En varias ocasiones a lo largo de mi vida he intentado volver a leer libros que ya había disfrutado hace muchos años, sin que la experiencia me resultara agradable. No parecía que esos libros que tantas emociones me habían hecho sentir en el momento de leerlos por primera vez fuesen capaces de interesarme de nuevo. Sin embargo, en estos tiempos que estamos viviendo de encierros o de estancias mucho más largas en nuestras casas, la lectura ha sido una gran ayuda, una forma estupenda de llenar las ausencias de tertulias, de ratos con la familia o los amigos compartiendo una comida o una charla. El tiempo dedicado a los libros ha sido mucho mayor por necesidad y también por placer. La narrativa, la novela, ha sido mi querida compañera desde la adolescencia, y, antes de cumplir los 14 años, ya me había leído la pequeña biblioteca juvenil de la Asociación de los Hijos de María de Cartagena: Salgari, Dickens, Stevenson, Dumas, y hasta Cervantes, con La Galatea, Los trabajos de Persiles y Segismunda, o mi primer Quijote, eso sí, todo adaptado para jóvenes, como cualquier otro volumen de esa biblioteca, que siempre tendría censurada cualquier cosa que pudiera hacernos leer el libro asiéndolo solo con una sola mano.

Hace unos pocos años, tuve repetida mala suerte en mi compra habitual de novelas, y comencé a dejarlas en la mesilla sin terminar. Así que recurrí a otros libros, sobre todo de Historia, Ensayo y divulgación científica, que, hasta entonces, siempre había alternado con mi principal afición, y conseguí en muy poco tiempo adaptar mi hábito de leer a saber cómo le fue a María de Castilla con Fernando el Magnánimo, que, por cierto, le fue de pena, cómo se gestó la Revolución Francesa desde Luís XIV en adelante hasta llegar al XVI, qué tal se lo pasaba Alejandro Magno con sus tremendas conquistas, con sus esposas y con sus amantes masculinos, cómo eran los ritos de momificación en el Egipto faraónico, o cómo fue que los cazadores- recolectores se asentaron y dejaron de ir de un lado para otro al darse cuenta de que podían plantar semillas y domesticar animales. Si no son ustedes muy aficionados a este tipo de libros, les diré que leer, por ejemplo, El infinito en un junco, de Irene Vallejo, que es una historia de los libros, es tan divertido e interesante como cualquier novela porque es un libro magnífico. Y es un ensayo.

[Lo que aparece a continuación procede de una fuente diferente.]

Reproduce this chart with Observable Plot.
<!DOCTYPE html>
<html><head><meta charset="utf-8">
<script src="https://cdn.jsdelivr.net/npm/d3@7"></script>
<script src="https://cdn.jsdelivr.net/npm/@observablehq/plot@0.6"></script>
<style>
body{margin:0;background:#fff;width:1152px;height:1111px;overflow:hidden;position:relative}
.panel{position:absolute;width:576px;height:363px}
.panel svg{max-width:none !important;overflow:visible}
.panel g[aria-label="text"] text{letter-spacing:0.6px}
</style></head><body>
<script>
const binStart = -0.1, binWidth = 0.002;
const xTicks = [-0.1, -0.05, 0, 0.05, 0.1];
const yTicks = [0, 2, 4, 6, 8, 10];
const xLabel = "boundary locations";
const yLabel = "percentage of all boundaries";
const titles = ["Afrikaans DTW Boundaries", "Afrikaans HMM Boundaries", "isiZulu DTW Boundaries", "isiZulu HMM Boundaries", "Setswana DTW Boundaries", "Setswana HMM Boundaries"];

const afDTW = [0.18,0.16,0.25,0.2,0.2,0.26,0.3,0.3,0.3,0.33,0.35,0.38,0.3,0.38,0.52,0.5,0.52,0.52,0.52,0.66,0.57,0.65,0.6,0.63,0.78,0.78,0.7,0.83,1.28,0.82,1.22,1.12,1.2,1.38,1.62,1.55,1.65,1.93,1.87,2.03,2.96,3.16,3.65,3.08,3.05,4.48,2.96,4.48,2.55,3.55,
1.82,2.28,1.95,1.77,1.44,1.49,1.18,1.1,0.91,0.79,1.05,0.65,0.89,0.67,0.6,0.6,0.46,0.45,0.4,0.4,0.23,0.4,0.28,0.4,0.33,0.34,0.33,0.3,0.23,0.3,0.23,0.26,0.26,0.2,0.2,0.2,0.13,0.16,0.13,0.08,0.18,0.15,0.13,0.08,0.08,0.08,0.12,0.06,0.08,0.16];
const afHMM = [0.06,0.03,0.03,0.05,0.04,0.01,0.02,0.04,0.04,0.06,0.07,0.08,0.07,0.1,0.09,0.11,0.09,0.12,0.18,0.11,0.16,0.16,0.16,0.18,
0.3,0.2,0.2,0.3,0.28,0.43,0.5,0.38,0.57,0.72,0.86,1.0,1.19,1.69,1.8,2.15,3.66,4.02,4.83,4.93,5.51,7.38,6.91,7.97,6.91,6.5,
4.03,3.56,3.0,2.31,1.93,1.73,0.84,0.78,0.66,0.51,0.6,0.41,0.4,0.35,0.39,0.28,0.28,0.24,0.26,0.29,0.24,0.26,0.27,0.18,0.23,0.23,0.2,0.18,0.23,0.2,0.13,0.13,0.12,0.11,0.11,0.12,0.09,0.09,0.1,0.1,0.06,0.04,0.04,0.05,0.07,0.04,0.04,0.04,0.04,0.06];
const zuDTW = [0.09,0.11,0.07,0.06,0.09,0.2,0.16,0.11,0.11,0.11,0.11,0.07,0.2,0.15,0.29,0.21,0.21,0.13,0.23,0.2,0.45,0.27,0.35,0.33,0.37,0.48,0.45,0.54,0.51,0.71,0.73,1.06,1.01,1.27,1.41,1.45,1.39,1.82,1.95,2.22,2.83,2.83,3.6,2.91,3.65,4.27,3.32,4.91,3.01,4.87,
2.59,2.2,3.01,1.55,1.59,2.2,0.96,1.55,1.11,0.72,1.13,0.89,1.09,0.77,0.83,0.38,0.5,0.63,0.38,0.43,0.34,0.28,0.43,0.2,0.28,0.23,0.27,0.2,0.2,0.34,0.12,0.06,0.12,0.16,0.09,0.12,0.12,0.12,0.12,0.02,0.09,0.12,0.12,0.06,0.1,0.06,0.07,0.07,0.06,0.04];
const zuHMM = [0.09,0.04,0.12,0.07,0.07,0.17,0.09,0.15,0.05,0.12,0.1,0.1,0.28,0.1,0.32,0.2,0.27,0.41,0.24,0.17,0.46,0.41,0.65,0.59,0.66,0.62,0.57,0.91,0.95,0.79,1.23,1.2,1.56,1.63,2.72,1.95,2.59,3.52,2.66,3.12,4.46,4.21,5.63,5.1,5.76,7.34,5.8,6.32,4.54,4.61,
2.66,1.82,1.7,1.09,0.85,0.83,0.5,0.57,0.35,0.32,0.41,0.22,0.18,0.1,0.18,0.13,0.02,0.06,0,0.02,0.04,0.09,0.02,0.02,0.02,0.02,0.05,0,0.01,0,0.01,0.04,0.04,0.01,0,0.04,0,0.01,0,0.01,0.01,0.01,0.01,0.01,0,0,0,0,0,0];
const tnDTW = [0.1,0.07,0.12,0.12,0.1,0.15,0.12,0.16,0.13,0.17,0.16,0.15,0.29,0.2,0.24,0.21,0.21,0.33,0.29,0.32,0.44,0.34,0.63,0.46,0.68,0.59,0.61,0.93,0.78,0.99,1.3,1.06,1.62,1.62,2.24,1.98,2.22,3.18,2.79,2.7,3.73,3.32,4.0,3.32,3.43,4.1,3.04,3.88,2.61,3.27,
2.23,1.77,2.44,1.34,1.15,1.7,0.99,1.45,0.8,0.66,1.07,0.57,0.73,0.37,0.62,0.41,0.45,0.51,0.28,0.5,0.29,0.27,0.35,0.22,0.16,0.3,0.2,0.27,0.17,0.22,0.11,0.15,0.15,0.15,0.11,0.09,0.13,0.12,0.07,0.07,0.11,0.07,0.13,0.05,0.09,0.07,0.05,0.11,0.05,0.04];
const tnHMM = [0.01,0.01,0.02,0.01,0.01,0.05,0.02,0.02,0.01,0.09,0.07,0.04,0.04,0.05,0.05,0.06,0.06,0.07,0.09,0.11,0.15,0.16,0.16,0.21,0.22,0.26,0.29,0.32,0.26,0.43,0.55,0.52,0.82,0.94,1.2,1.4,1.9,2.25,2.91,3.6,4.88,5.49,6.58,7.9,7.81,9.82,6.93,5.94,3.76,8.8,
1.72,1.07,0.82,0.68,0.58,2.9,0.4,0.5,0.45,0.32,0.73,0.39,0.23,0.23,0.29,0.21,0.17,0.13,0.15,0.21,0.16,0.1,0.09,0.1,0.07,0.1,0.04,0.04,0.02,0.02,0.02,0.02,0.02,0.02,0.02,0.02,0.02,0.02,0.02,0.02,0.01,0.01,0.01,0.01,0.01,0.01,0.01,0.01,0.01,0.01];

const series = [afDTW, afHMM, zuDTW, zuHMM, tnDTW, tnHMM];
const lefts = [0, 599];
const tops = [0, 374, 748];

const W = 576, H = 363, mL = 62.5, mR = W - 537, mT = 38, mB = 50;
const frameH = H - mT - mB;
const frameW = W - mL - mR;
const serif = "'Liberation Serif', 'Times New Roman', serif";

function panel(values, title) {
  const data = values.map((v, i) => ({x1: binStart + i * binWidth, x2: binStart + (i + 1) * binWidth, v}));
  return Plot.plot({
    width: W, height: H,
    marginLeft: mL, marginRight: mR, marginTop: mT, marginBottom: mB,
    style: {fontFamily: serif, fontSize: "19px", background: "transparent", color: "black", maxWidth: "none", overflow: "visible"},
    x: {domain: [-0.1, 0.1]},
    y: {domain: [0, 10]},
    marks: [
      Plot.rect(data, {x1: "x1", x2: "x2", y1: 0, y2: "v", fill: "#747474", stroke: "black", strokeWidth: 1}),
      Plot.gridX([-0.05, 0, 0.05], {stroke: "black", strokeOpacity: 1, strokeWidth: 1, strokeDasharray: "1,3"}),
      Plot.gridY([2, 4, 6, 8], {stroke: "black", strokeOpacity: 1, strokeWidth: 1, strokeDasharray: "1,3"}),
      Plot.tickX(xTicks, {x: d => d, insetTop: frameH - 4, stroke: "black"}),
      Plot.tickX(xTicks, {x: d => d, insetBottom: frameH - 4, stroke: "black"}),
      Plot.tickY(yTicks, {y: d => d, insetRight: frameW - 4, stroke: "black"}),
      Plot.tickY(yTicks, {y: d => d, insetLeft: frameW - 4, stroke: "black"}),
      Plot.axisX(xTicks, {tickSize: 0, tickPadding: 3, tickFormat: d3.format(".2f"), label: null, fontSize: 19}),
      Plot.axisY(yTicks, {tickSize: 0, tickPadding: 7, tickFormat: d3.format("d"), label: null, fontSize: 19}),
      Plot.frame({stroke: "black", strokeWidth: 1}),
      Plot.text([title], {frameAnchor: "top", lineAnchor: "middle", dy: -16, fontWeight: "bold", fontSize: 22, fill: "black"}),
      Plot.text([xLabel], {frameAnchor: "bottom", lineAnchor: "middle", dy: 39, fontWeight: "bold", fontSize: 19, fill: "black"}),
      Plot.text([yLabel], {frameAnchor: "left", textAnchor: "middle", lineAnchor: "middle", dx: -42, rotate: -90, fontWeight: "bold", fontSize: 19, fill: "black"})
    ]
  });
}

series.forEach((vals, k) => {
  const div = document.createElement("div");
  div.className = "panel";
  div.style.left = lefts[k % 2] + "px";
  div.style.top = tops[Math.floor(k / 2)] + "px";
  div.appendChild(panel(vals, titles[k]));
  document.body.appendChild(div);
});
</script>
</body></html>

Cuando comenzó esta pesadilla de los encierros, me planteé una vez más el tema de la relectura de libros, me fui hacia una de las estanterías de mi casa y me puse a mirar, a sacar volúmenes y a tocar páginas que debí leer hace decenas de años. Poco a poco me fui dando cuenta de que cada época que he vivido: adolescencia, juventud, madurez, y, ya ahora, casi senectud, había tenido sus libros y sus autores, algunos de ellos que marcaron mi vida y las de toda una generación. Sería imposible reseñar aquí a los autores y los títulos, pero pongamos que hablo, en principio, de los clásicos totales, y también de la literatura estadounidense del siglo XX, de la francesa, de la alemana, de la británica, un poco de la belga, otro poco de la noruega, algo de la italiana, un mucho de la rusa, o un poco de la húngara, alguna aportación asiática, algo de África, mucho de la hispanoamericana y bastante de la española.

Aunque hace 30 años doné a una biblioteca escolar muchísimos libros, y, aunque he prestado bastantes que unos me han devuelto y otros no, todavía tengo una buena colección a mi disposición, así que decidí intentar releer una vez más.

Y era el momento, por varias razones. En primer lugar, porque vas a tiro hecho, que se dice. Si tomas en tus manos Rojo y Negro, de Stendhal, sabes que te lo vas a pasar muy bien; si eliges algo de Vázquez Montalbán tienes garantizado el interés, sobre todo porque ya no te acuerdas de quién es el asesino, pero además es que cené con él una vez y nos quedamos tomando whisky, del bueno, y charlando hasta las tres de la mañana en un restaurante, en Cartagena (cómo puso a algunos de los ´Novisimos', no había por dónde cogerlos), o algo de Emilio Lledó o de Adela Cortina, filosofía de la buena, ella, además, una buena amiga, a mi paisano Pérez Reverte, al que conozco desde que era un jovenzuelo, etc. etc. Quizás este sea el tiempo de releer, con la perspectiva del tiempo pasado, en estos malos tiempos.